When the church at Congress and Randolph burned down in 1863, the two congregations consolidated and decided to build a church at Woodward and Adams. The cornerstone of Central Church's sanctuary was laid on July 3, 1866. The original church campus included the sanctuary, a chapel, an office building, and a parsonage on Adams Street. The smaller buildings were demolished in 1916, and a six-story church house was built in their place.

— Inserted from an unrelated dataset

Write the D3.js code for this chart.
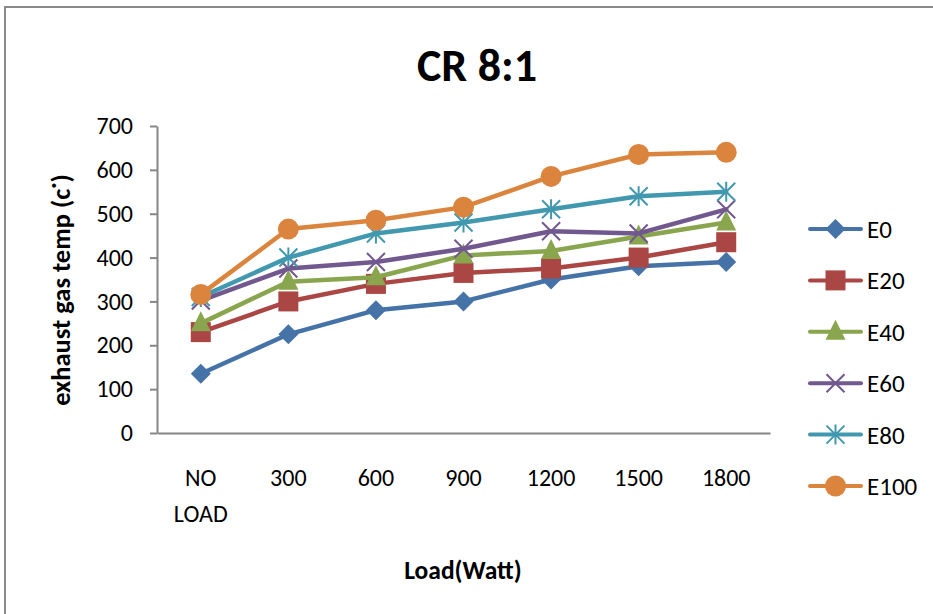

In 1936, Woodward Avenue was widened. To reconfigure the church, a thirty-foot section of the nave was torn down and the west wall and steeple rolled eastward 26 ft, thus shortening the nave. At the same time the sanctuary was remodeled, with a new recessed chancel with an elevated pulpit and lectern, and high altar carved of Appalachian Mountain White Oak by Grand Rapids master wood carver, Alois Lang. The main altar has a 30 ft high reredos carved of Appalachian Mountain White Oak also by woodcarver Alois Lang. . On the arch surrounding the altar is a mural of the 12 Apostles painted by Detroit artists Elliott and David Skinner, who were members of Central at the time. Thomas Di Lorenzo painted the ceiling, with 230 panels of symbols of the Christian church. Those symbols were taken from the Temple of Heaven in Peking (China), the Mosque of Omar in Jerusalem, and the Vatican's Sistine Chapel. Stained glass windows made by the Henry Lee Willett Studios in Philadelphia were installed in 1956.